- Your goal:
Retype every line from the start of the data down to and including the line with "type Pt = [number, number];". Skip the pictures.

━━━ Information provided

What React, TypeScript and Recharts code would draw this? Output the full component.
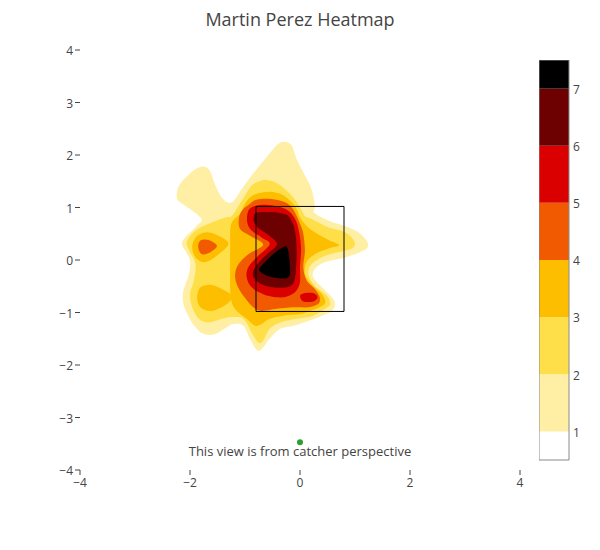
import React from "react";
import { ScatterChart, Scatter, XAxis, YAxis } from "recharts";

type Pt = [number, number];

// reversed "Hot" contour bands, from below level 1 up to above level 7
const levelColors = ["#ffffff", "#ffefa4", "#ffdf49", "#fdbe00", "#f15a00", "#db0000", "#6d0000", "#000000"];
const colorbarEdges = [0.5, 1, 2, 3, 4, 5, 6, 7, 7.5];
const colorbarTicks = [1, 2, 3, 4, 5, 6, 7];
const xTicks = [-4, -2, 0, 2, 4];
const yTicks = [-4, -3, -2, -1, 0, 1, 2, 3, 4];

// contour outlines (plate x, height z)
const level1: Pt[] = [
  [-0.27, 2.25], [-0.15, 2.18], [-0.06, 1.92], [0.09, 1.61], [0.21, 1.35], [0.27, 1.03], [0.26, 0.9],
  [0.52, 0.75], [0.82, 0.65], [1.06, 0.53], [1.21, 0.37], [1.23, 0.24], [1.09, 0.15], [0.82, 0.05],
  [0.46, -0.04], [0.27, -0.17], [0.24, -0.33], [0.4, -0.52], [0.58, -0.71], [0.64, -0.84], [0.58, -0.97],
  [0.4, -1.06], [0.15, -1.16], [-0.12, -1.25], [-0.36, -1.31], [-0.55, -1.5], [-0.7, -1.7], [-0.79, -1.71],
  [-0.91, -1.5], [-1.03, -1.25], [-1.21, -1.22], [-1.33, -1.28], [-1.54, -1.41], [-1.75, -1.41],
  [-1.9, -1.28], [-2.02, -1.09], [-2.12, -0.84], [-2.12, -0.59], [-2.02, -0.27], [-2.0, -0.01],
  [-2.09, 0.18], [-2.15, 0.31], [-2.09, 0.43], [-1.88, 0.65], [-1.79, 0.78], [-2.0, 0.97], [-2.21, 1.13],
  [-2.24, 1.26], [-2.18, 1.45], [-1.94, 1.7], [-1.76, 1.78], [-1.64, 1.7], [-1.55, 1.45], [-1.4, 1.16],
  [-1.24, 1.1], [-1.06, 1.35], [-0.88, 1.61], [-0.64, 1.92], [-0.4, 2.21],
];
const level2: Pt[] = [
  [-0.76, 1.49], [-0.64, 1.53], [-0.45, 1.48], [-0.27, 1.35], [-0.12, 1.19], [0, 1.0], [0.09, 0.84],
  [0.21, 0.78], [0.52, 0.62], [0.82, 0.53], [0.98, 0.37], [0.98, 0.25], [0.82, 0.18], [0.46, 0.08],
  [0.21, -0.08], [0.15, -0.27], [0.27, -0.49], [0.49, -0.68], [0.55, -0.84], [0.46, -0.93], [0.24, -1.06],
  [-0.06, -1.12], [-0.36, -1.19], [-0.55, -1.31], [-0.67, -1.54], [-0.76, -1.57], [-0.88, -1.38],
  [-1.03, -1.12], [-1.27, -1.09], [-1.42, -1.12], [-1.66, -1.19], [-1.84, -1.12], [-1.96, -0.9],
  [-2.0, -0.65], [-1.93, -0.39], [-1.9, -0.08], [-2.0, 0.15], [-2.06, 0.34], [-1.9, 0.56], [-1.66, 0.69],
  [-1.36, 0.81], [-1.24, 0.84], [-1.12, 1.03], [-1.0, 1.23], [-0.88, 1.42],
];
const level3: Pt[] = [
  [-0.79, 1.26], [-0.58, 1.3], [-0.36, 1.26], [-0.18, 1.13], [-0.06, 0.97], [0, 0.81], [0.15, 0.62],
  [0.33, 0.49], [0.52, 0.38], [0.71, 0.28], [0.52, 0.22], [0.27, 0.11], [0.12, -0.04],
  [0.09, -0.27], [0.21, -0.46], [0.4, -0.65], [0.46, -0.81], [0.36, -0.9], [0.18, -0.97], [0, -1.03],
  [-0.3, -1.06], [-0.55, -1.12], [-0.7, -1.22], [-0.82, -1.25], [-0.97, -1.12], [-1.15, -0.97],
  [-1.24, -0.81], [-1.27, -0.55], [-1.27, -0.17], [-1.27, 0.31], [-1.25, 0.69], [-1.09, 0.88],
  [-1.0, 1.07], [-0.91, 1.19],
];
const level3Left: Pt[] = [
  [-1.96, 0.27], [-1.87, 0.46], [-1.69, 0.53], [-1.48, 0.46], [-1.3, 0.31], [-1.48, 0.11], [-1.72, -0.04], [-1.9, 0.05],
];
const level3Low: Pt[] = [
  [-1.87, -0.71], [-1.81, -0.52], [-1.63, -0.47], [-1.42, -0.55], [-1.24, -0.68], [-1.33, -0.84], [-1.6, -0.97], [-1.81, -0.9],
];
const level4: Pt[] = [
  [-0.79, 1.15], [-0.52, 1.16], [-0.27, 1.1], [-0.15, 1.0], [-0.08, 0.88], [0, 0.69], [0.06, 0.5],
  [0.09, 0.18], [0.06, -0.14], [0.12, -0.39], [0.27, -0.55], [0.36, -0.71], [0.33, -0.84], [0.15, -0.9],
  [-0.12, -0.9], [-0.42, -0.93], [-0.7, -0.97], [-0.85, -0.9], [-1.03, -0.68], [-1.15, -0.46],
  [-1.18, -0.27], [-1.12, -0.08], [-0.94, 0.11], [-0.67, 0.29], [-0.91, 0.46], [-1.09, 0.59],
  [-1.11, 0.8], [-1.05, 0.95], [-0.91, 1.07],
];
const level4Left: Pt[] = [
  [-1.85, 0.24], [-1.81, 0.37], [-1.66, 0.38], [-1.51, 0.27], [-1.63, 0.15], [-1.78, 0.11],
];
const level5: Pt[] = [
  [-0.82, 1.03], [-0.58, 1.05], [-0.33, 1.0], [-0.18, 0.91], [-0.07, 0.74], [-0.01, 0.5], [0.02, 0.21],
  [0, -0.13], [0, -0.42], [-0.07, -0.59], [-0.22, -0.69], [-0.42, -0.71], [-0.67, -0.65], [-0.88, -0.52],
  [-0.97, -0.33], [-0.94, -0.14], [-0.79, 0.05], [-0.55, 0.3], [-0.7, 0.43], [-0.88, 0.56], [-0.96, 0.72],
  [-0.94, 0.94],
];
const level5Low: Pt[] = [
  [0, -0.68], [0.09, -0.63], [0.24, -0.63], [0.32, -0.71], [0.24, -0.79], [0.06, -0.79],
];
const level6: Pt[] = [
  [-0.76, 0.91], [-0.45, 0.91], [-0.24, 0.86], [-0.15, 0.74], [-0.09, 0.55], [-0.06, 0.21], [-0.07, -0.13],
  [-0.11, -0.42], [-0.24, -0.52], [-0.49, -0.52], [-0.7, -0.46], [-0.84, -0.34], [-0.85, -0.21],
  [-0.76, -0.06], [-0.6, 0.11], [-0.42, 0.3], [-0.58, 0.48], [-0.76, 0.61], [-0.84, 0.74], [-0.83, 0.86],
];
const level7: Pt[] = [
  [-0.24, 0.25], [-0.2, 0.08], [-0.18, -0.17], [-0.21, -0.33], [-0.36, -0.35], [-0.6, -0.3],
  [-0.74, -0.2], [-0.7, -0.11], [-0.49, 0.11], [-0.33, 0.23],
];

const strikeZone: Pt[] = [[-0.8, -0.98], [0.8, -0.98], [0.8, 1.02], [-0.8, 1.02]];
const catcherSpot = [{ x: 0, y: -3.47, note: "This view is from catcher perspective" }];

const contours: { pts: Pt[]; level: number }[] = [
  { pts: level1, level: 1 },
  { pts: level2, level: 2 },
  { pts: level3, level: 3 },
  { pts: level3Left, level: 3 },
  { pts: level3Low, level: 3 },
  { pts: level4, level: 4 },
  { pts: level4Left, level: 4 },
  { pts: level5, level: 5 },
  { pts: level5Low, level: 5 },
  { pts: level6, level: 6 },
  { pts: level7, level: 7 },
];

const toXY = (pts: Pt[]) => pts.map(([x, y]) => ({ x, y }));

type P = { x: number; y: number };

// closed catmull-rom through the projected points
function smoothClosed(pts: P[]) {
  const n = pts.length;
  let d = `M${pts[0].x},${pts[0].y}`;
  for (let i = 0; i < n; i++) {
    const p0 = pts[(i - 1 + n) % n];
    const p1 = pts[i];
    const p2 = pts[(i + 1) % n];
    const p3 = pts[(i + 2) % n];
    const c1x = p1.x + (p2.x - p0.x) / 6;
    const c1y = p1.y + (p2.y - p0.y) / 6;
    const c2x = p2.x - (p3.x - p1.x) / 6;
    const c2y = p2.y - (p3.y - p1.y) / 6;
    d += ` C${c1x},${c1y} ${c2x},${c2y} ${p2.x},${p2.y}`;
  }
  return d + "Z";
}

function straightClosed(pts: P[]) {
  return pts.map((p, i) => `${i ? "L" : "M"}${p.x},${p.y}`).join(" ") + "Z";
}

const filled = (fill: string) => (props: any) => <path d={smoothClosed(props.points)} fill={fill} stroke="none" />;
const band = (fill: string) => (props: any) => <path d={straightClosed(props.points)} fill={fill} stroke="none" />;
const outline = (stroke: string) => (props: any) => (
  <path d={straightClosed(props.points)} fill="none" stroke={stroke} strokeWidth={1} />
);
const noDot = () => <g />;

const minus = (v: number) => (v < 0 ? `\u2212${Math.abs(v)}` : `${v}`);
const tickStyle = { fill: "#444", fontSize: 12 };

function CatcherDot(props: any) {
  const { cx, cy, payload } = props;
  return (
    <g>
      <circle cx={cx} cy={cy} r={3} fill="#2ca02c" />
      <text x={cx} y={cy + 14} textAnchor="middle" fill="#444" fontSize={13}>
        {payload.note}
      </text>
    </g>
  );
}

function ColorBar() {
  const bands = levelColors.map((c, i) => ({
    color: c,
    pts: [[0, colorbarEdges[i]], [1, colorbarEdges[i]], [1, colorbarEdges[i + 1]], [0, colorbarEdges[i + 1]]] as Pt[],
  }));
  const frame: Pt[] = [[0, colorbarEdges[0]], [1, colorbarEdges[0]], [1, colorbarEdges[8]], [0, colorbarEdges[8]]];
  return (
    <ScatterChart width={60} height={410} margin={{ top: 0, right: 0, bottom: 10, left: 0 }}>
      <XAxis type="number" dataKey="x" domain={[0, 1]} hide />
      <YAxis
        type="number"
        dataKey="y"
        orientation="right"
        domain={[0.5, 7.5]}
        ticks={colorbarTicks}
        interval={0}
        width={30}
        axisLine={false}
        tickLine={false}
        tickSize={0}
        tickMargin={4}
        tick={{ ...tickStyle, dy: 1 }}
      />
      {bands.map((b, i) => (
        <Scatter key={i} data={toXY(b.pts)} line={band(b.color)} lineType="joint" shape={noDot} isAnimationActive={false} />
      ))}
      <Scatter data={toXY(frame)} line={outline("#8a8a8a")} lineType="joint" shape={noDot} isAnimationActive={false} />
    </ScatterChart>
  );
}

export default function App() {
  return (
    <div style={{ position: "relative", width: 584, height: 534, fontFamily: "'Open Sans', verdana, arial, sans-serif" }}>
      <div
        style={{
          position: "absolute",
          top: 0,
          left: 0,
          width: 584,
          textAlign: "center",
          fontSize: 18,
          lineHeight: "22px",
          color: "#444",
        }}
      >
        Martin Perez Heatmap
      </div>
      <ScatterChart width={584} height={534} margin={{ top: 42, right: 72, bottom: 42, left: 32 }}>
        <XAxis
          type="number"
          dataKey="x"
          domain={[-4, 4]}
          ticks={xTicks}
          interval={0}
          allowDataOverflow
          axisLine={false}
          tickSize={5}
          tickMargin={3}
          tickLine={{ stroke: "#444" }}
          tick={tickStyle}
          tickFormatter={minus}
        />
        <YAxis
          type="number"
          dataKey="y"
          domain={[-4, 4]}
          ticks={yTicks}
          interval={0}
          allowDataOverflow
          width={40}
          axisLine={false}
          tickSize={5}
          tickMargin={2}
          tickLine={{ stroke: "#444" }}
          tick={{ ...tickStyle, dy: 1 }}
          tickFormatter={minus}
        />
        {contours.map((c, i) => (
          <Scatter
            key={i}
            data={toXY(c.pts)}
            line={filled(levelColors[c.level])}
            lineType="joint"
            shape={noDot}
            isAnimationActive={false}
          />
        ))}
        <Scatter data={toXY(strikeZone)} line={outline("#000")} lineType="joint" shape={noDot} isAnimationActive={false} />
        <Scatter data={catcherSpot} shape={CatcherDot} isAnimationActive={false} />
      </ScatterChart>
      <div style={{ position: "absolute", left: 531, top: 52 }}>
        <ColorBar />
      </div>
    </div>
  );
}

━━━━━━

- Result for this exercise:
What React, TypeScript and Recharts code would draw this? Output the full component.
import React from "react";
import { ScatterChart, Scatter, XAxis, YAxis } from "recharts";

type Pt = [number, number];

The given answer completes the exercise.